_Stated exercise_
Among the entries below, find how many lines carry the word "this" and state only that figure.

[Start of Dataset]

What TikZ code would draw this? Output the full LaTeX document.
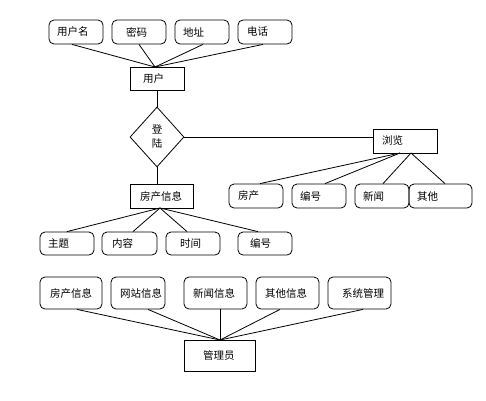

[End of Dataset]
[Start of Dataset]

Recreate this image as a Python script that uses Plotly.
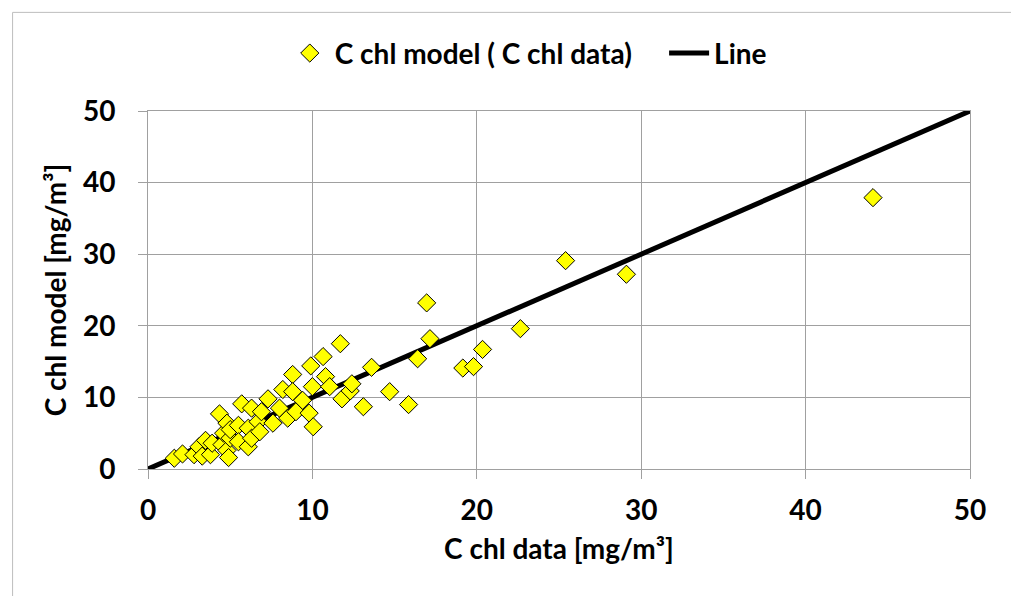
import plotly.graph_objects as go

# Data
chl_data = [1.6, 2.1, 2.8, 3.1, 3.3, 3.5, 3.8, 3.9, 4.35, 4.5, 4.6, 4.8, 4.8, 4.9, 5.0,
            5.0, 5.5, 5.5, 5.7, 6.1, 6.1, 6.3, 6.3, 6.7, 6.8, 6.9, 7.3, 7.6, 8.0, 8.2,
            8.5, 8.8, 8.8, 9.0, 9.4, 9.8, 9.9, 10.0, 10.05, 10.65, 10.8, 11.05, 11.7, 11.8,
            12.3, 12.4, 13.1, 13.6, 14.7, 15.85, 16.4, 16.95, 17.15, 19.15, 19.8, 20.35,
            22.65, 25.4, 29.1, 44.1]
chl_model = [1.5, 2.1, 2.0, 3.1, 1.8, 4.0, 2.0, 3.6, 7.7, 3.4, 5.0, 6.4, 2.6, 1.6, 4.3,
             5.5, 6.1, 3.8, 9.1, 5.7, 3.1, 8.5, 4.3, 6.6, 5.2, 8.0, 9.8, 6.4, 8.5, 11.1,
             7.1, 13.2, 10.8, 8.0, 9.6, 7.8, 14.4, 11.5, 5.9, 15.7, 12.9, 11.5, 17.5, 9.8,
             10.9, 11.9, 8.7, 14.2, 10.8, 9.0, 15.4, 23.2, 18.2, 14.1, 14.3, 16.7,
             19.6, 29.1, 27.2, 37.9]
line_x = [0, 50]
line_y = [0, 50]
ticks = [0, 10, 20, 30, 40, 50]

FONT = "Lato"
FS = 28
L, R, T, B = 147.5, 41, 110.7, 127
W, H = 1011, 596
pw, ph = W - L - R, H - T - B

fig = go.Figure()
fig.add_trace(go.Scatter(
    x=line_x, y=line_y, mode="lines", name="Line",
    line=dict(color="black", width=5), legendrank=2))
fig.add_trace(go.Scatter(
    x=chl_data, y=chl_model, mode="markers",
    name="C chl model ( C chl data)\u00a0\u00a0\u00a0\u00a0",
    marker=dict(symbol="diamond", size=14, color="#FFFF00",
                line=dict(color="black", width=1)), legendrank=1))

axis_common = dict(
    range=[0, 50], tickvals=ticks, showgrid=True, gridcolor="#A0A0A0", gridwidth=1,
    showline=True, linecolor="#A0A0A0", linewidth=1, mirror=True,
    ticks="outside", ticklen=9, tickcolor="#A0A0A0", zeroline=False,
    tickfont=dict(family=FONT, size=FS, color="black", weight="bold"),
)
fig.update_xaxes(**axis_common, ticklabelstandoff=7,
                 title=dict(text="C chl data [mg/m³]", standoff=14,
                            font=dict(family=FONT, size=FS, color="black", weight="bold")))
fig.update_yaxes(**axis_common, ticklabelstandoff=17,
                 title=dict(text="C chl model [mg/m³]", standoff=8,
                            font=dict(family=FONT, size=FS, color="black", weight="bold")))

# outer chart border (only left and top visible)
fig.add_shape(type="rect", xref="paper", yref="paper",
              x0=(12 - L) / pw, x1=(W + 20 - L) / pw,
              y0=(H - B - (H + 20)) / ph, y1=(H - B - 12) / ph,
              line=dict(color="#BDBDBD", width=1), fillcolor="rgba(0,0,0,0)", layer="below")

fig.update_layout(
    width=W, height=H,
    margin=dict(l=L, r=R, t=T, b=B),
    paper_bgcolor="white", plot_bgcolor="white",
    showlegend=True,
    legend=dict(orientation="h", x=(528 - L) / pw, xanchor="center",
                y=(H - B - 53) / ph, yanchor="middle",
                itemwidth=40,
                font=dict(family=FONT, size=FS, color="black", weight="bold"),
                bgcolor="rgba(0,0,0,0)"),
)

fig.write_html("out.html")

[End of Dataset]

_Written solution_
2